For the leading hierarchs in Moscow, Patriarch Filaret is an especially odious figure in the battle for control of Ukraine, partly because Filaret was once one of them. In 1990, after years of leading the Church in Ukraine, he was a top candidate in balloting to become the new Russian Orthodox patriarch. But as Ukraine declared its independence from the crumbling Soviet Union, Patriarch Filaret did the same with the Russian Orthodox Church.

Now he stands defrocked, excommunicated and anathematized by Moscow for the break.

Today, Patriarch Filaret's Church has about 3,000 parishes. Moscow has 9,000 in Ukraine, and the Autocephalous Church has slightly more than 1,000, according to Ukrainian government statistics.

Constantinople's Role

Given Moscow's intransigence, only the Ecumenical Patriarch in Constantinople seems capable of granting the Autocephalous and Kiev Patriachate Churches canonical status.

So far, Patriarch Bartholomew is acting with caution. Hopeful rumors abound within Ukraine's breakaway Orthodox Churches that Patriarch Bartholomew will visit Ukraine this year. But in a fax to Religion News Service May 18, Metropolitan Meliton of the Ecumenical Patriarchate wrote that Bartholomew “has judged that the conditions are not ripe for such a visit. Consequently, at present there is no such plan or program, only good will on both sides.”

In Estonia, a former Soviet republic on the Baltic Sea which the Moscow Patriarchate considers its territory, Constantinople took one group of anti-Moscow Orthodox parishes under its jurisdiction in 1996, declaring that it took the action “as a tender mother has accepted the free and unanimous request of her children.”

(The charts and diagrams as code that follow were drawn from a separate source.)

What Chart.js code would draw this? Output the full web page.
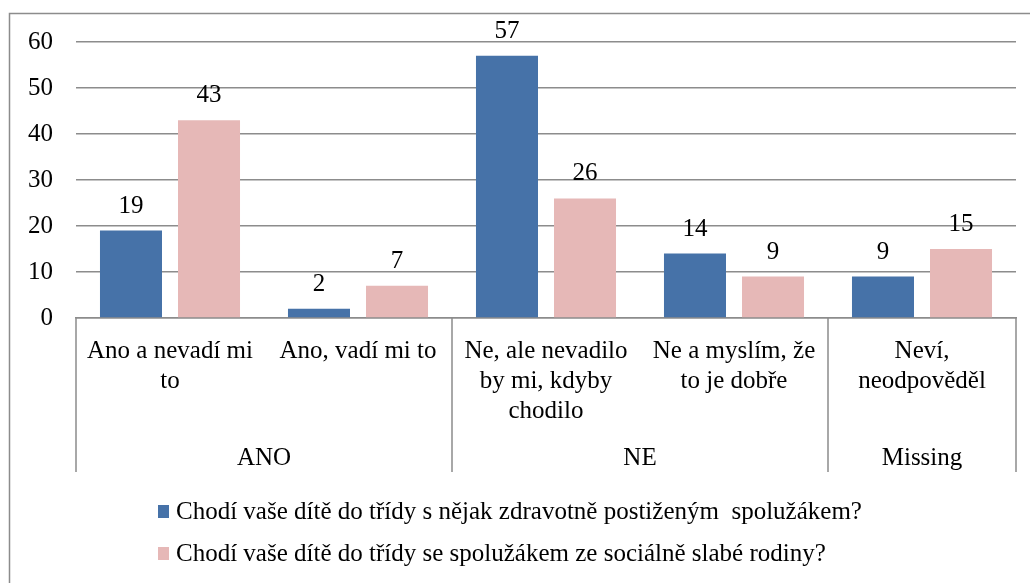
<!DOCTYPE html>
<html lang="cs">
<head>
<meta charset="utf-8">
<script src="https://cdn.jsdelivr.net/npm/chart.js@4"></script>
<style>
  html, body { margin: 0; padding: 0; background: #fff; }
  #wrap { width: 1030px; height: 583px; }
</style>
</head>
<body>
<div id="wrap"><canvas id="chart" width="1030" height="583"></canvas></div>
<script>
    /* ── Data ─────────────────────────────────────────── */
    const categories = [
        ['Ano a nevadí mi', 'to'],
        ['Ano, vadí mi to'],
        ['Ne, ale nevadilo', 'by mi, kdyby', 'chodilo'],
        ['Ne a myslím, že', 'to je dobře'],
        ['Neví,', 'neodpověděl']
    ];
    const groups      = ['ANO', 'NE', 'Missing'];
    const groupSizes  = [2, 2, 1];
    const seriesNames = [
        'Chodí vaše dítě do třídy s nějak zdravotně postiženým  spolužákem?',
        'Chodí vaše dítě do třídy se spolužákem ze sociálně slabé rodiny?'
    ];
    const healthValues = [19, 2, 57, 14, 9];
    const socialValues = [43, 7, 26, 9, 15];
    const yTicks       = [0, 10, 20, 30, 40, 50, 60];

    const FONT   = '"Liberation Serif", "Times New Roman", Tinos, "DejaVu Serif", serif';
    const FSIZE  = 25;
    const BLUE   = '#4672a8';
    const PINK   = '#e6b8b7';
    const LINE   = '#8c8c8c';

    /* ── Extra drawing: frame, value labels, group axis, legend ── */
    const extras = {
        id: 'extras',
        beforeDraw(chart) {
            const ctx = chart.ctx;
            ctx.save();
            ctx.strokeStyle = LINE;
            ctx.lineWidth = 1.5;
            ctx.beginPath();
            ctx.moveTo(9.5, chart.height);
            ctx.lineTo(9.5, 13.5);
            ctx.lineTo(chart.width, 13.5);
            ctx.stroke();
            ctx.restore();
        },
        afterDatasetsDraw(chart) {
            const ctx = chart.ctx;
            ctx.save();
            ctx.font = FSIZE + 'px ' + FONT;
            ctx.fillStyle = '#000';
            ctx.textAlign = 'center';
            ctx.textBaseline = 'bottom';
            chart.data.datasets.forEach((ds, i) => {
                chart.getDatasetMeta(i).data.forEach((bar, j) => {
                    ctx.fillText(String(ds.data[j]), bar.x, bar.y - 12);
                });
            });
            ctx.restore();
        },
        afterDraw(chart) {
            const ctx = chart.ctx;
            const x = chart.scales.x;
            ctx.save();

            // group separators + group names
            const edges = [x.left];
            let k = 0;
            groupSizes.forEach((n, gi) => {
                k += n;
                if (gi < groupSizes.length - 1) {
                    edges.push((x.getPixelForValue(k - 1) + x.getPixelForValue(k)) / 2);
                }
            });
            edges.push(x.right);

            ctx.strokeStyle = LINE;
            ctx.lineWidth = 1.5;
            ctx.beginPath();
            edges.forEach(e => {
                ctx.moveTo(e, x.top);
                ctx.lineTo(e, x.bottom);
            });
            ctx.stroke();

            ctx.font = FSIZE + 'px ' + FONT;
            ctx.fillStyle = '#000';
            ctx.textAlign = 'center';
            ctx.textBaseline = 'middle';
            groups.forEach((g, gi) => {
                ctx.fillText(g, (edges[gi] + edges[gi + 1]) / 2, x.bottom - 14);
            });

            // legend
            ctx.textAlign = 'left';
            const legendTop = x.bottom;
            chart.data.datasets.forEach((ds, i) => {
                const cy = legendTop + 40 + i * 42;
                ctx.fillStyle = ds.backgroundColor;
                ctx.fillRect(158, cy - 7, 11, 13);
                ctx.fillStyle = '#000';
                ctx.fillText(ds.label, 176, cy);
            });
            ctx.restore();
        }
    };

    new Chart(document.getElementById('chart'), {
        type: 'bar',
        data: {
            labels: categories,
            datasets: [
                { label: seriesNames[0], data: healthValues, backgroundColor: BLUE },
                { label: seriesNames[1], data: socialValues, backgroundColor: PINK }
            ]
        },
        options: {
            responsive: false,
            animation: false,
            devicePixelRatio: 1,
            categoryPercentage: 0.83,
            barPercentage: 0.795,
            layout: { padding: { top: 42, right: 14, bottom: 111, left: 0 } },
            plugins: {
                legend: { display: false },
                tooltip: { enabled: false }
            },
            scales: {
                x: {
                    grid: { display: false },
                    border: { display: true, color: LINE, width: 1.5 },
                    ticks: {
                        color: '#000',
                        font: { family: FONT, size: FSIZE, lineHeight: 1.2 },
                        padding: 10,
                        autoSkip: false,
                        maxRotation: 0
                    },
                    afterFit(scale) { scale.height = 154; }
                },
                y: {
                    min: 0,
                    max: 60,
                    afterBuildTicks(scale) { scale.ticks = yTicks.map(v => ({ value: v })); },
                    grid: { color: LINE, lineWidth: 1.5, drawTicks: false },
                    border: { display: false },
                    ticks: {
                        color: '#000',
                        font: { family: FONT, size: FSIZE },
                        padding: 23
                    },
                    afterFit(scale) { scale.width = 76; }
                }
            }
        },
        plugins: [extras]
    });
</script>
</body>
</html>
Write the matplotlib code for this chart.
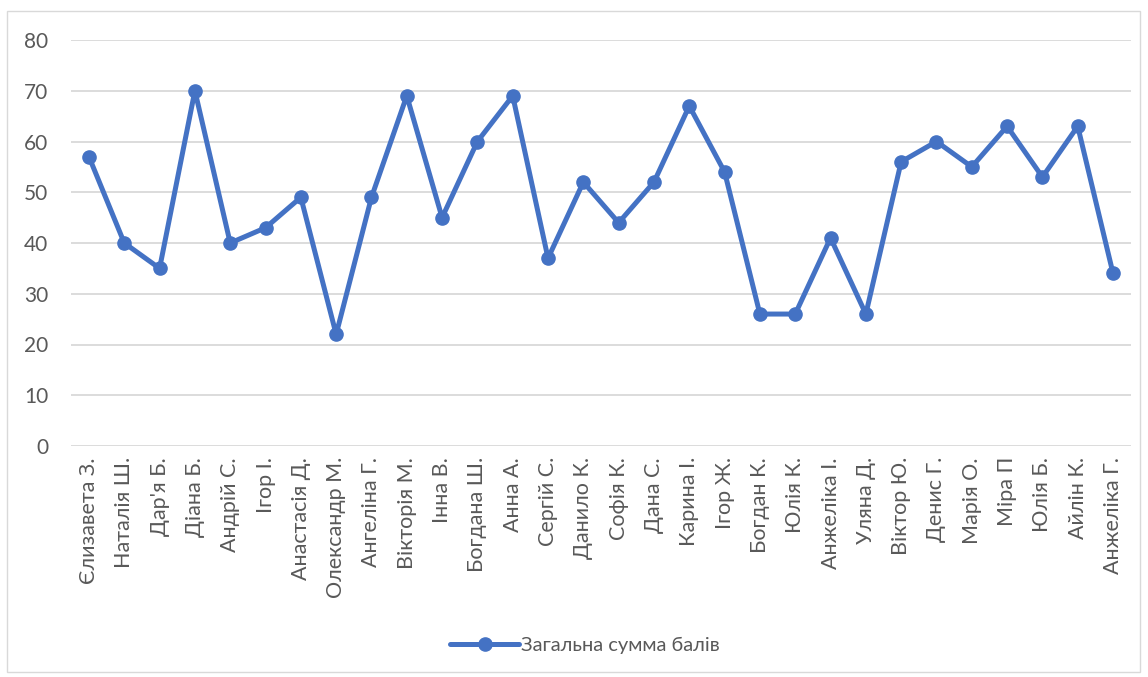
import matplotlib.pyplot as plt
from matplotlib.patches import Rectangle

plt.rcParams['font.family'] = ['Lato', 'DejaVu Sans']

names = ["Єлизавета З.", "Наталія Ш.", "Дар'я Б.", "Діана Б.", "Андрій С.", "Ігор І.",
         "Анастасія Д.", "Олександр М.", "Ангеліна Г.", "Вікторія М.", "Інна В.",
         "Богдана Ш.", "Анна А.", "Сергій С.", "Данило К.", "Софія К.", "Дана С.",
         "Карина І.", "Ігор Ж.", "Богдан К.", "Юлія К.", "Анжеліка І.", "Уляна Д.",
         "Віктор Ю.", "Денис Г.", "Марія О.", "Міра П", "Юлія Б.", "Айлін К.",
         "Анжеліка Г."]
scores = [57, 40, 35, 70, 40, 43, 49, 22, 49, 69, 45, 60, 69, 37, 52, 44, 52,
          67, 54, 26, 26, 41, 26, 56, 60, 55, 63, 53, 63, 34]
yticks = [0, 10, 20, 30, 40, 50, 60, 70, 80]
series_name = "Загальна сумма балів"

blue = '#4472C4'
text_gray = '#595959'

fig = plt.figure(figsize=(11.48, 6.77), dpi=100)
fig.patches.append(Rectangle((7 / 1148, 5 / 677), 1133 / 1148, 661 / 677,
                             transform=fig.transFigure, fill=False,
                             edgecolor='#d9d9d9', linewidth=1))

ax = fig.add_axes([71.3 / 1148, 1 - 446 / 677, (1130.7 - 71.3) / 1148, 406 / 677])
x = range(len(names))
ax.plot(x, scores, color=blue, linewidth=3.6, marker='o', markersize=9.5,
        label=series_name, solid_capstyle='round', solid_joinstyle='round', zorder=3)

ax.set_xlim(-0.5, len(names) - 0.5)
ax.set_ylim(0, 80)
ax.set_yticks(yticks)
ax.set_xticks(list(x))
ax.set_xticklabels(names, rotation=90, fontsize=15.5, color=text_gray)
ax.tick_params(axis='y', labelsize=15, labelcolor=text_gray, length=0, pad=16.5)
ax.tick_params(axis='x', length=0, pad=8)
ax.grid(axis='y', color='#d9d9d9', linewidth=1.3)
ax.set_axisbelow(True)
for s in ax.spines.values():
    s.set_visible(False)

fig.legend(loc='center', bbox_to_anchor=(585 / 1148, 1 - 645 / 677), frameon=False,
           fontsize=14.5, labelcolor=text_gray, handlelength=3.4, handletextpad=0.1)

fig.savefig('out.png', dpi=100)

The Moscow Patriarchate reacted swiftly by breaking communion with Constantinople and dropping the Ecumenical Patriarch's name from the Divine Liturgy for the first time in centuries. The break lasted from February to May 1996. Relations are still shaky over Estonia, where both Churches now share jurisdiction and are searching for a permanent solution.

With just 84 Orthodox parishes, Estonia is tiny compared to Ukraine. Said Father Galadza, “The fact that Moscow and Constantinople could break communion over a Church as small and insignificant as Estonia, suggests that Ukraine would be the equivalent of an H-bomb falling on Moscow-Constantinople relations.”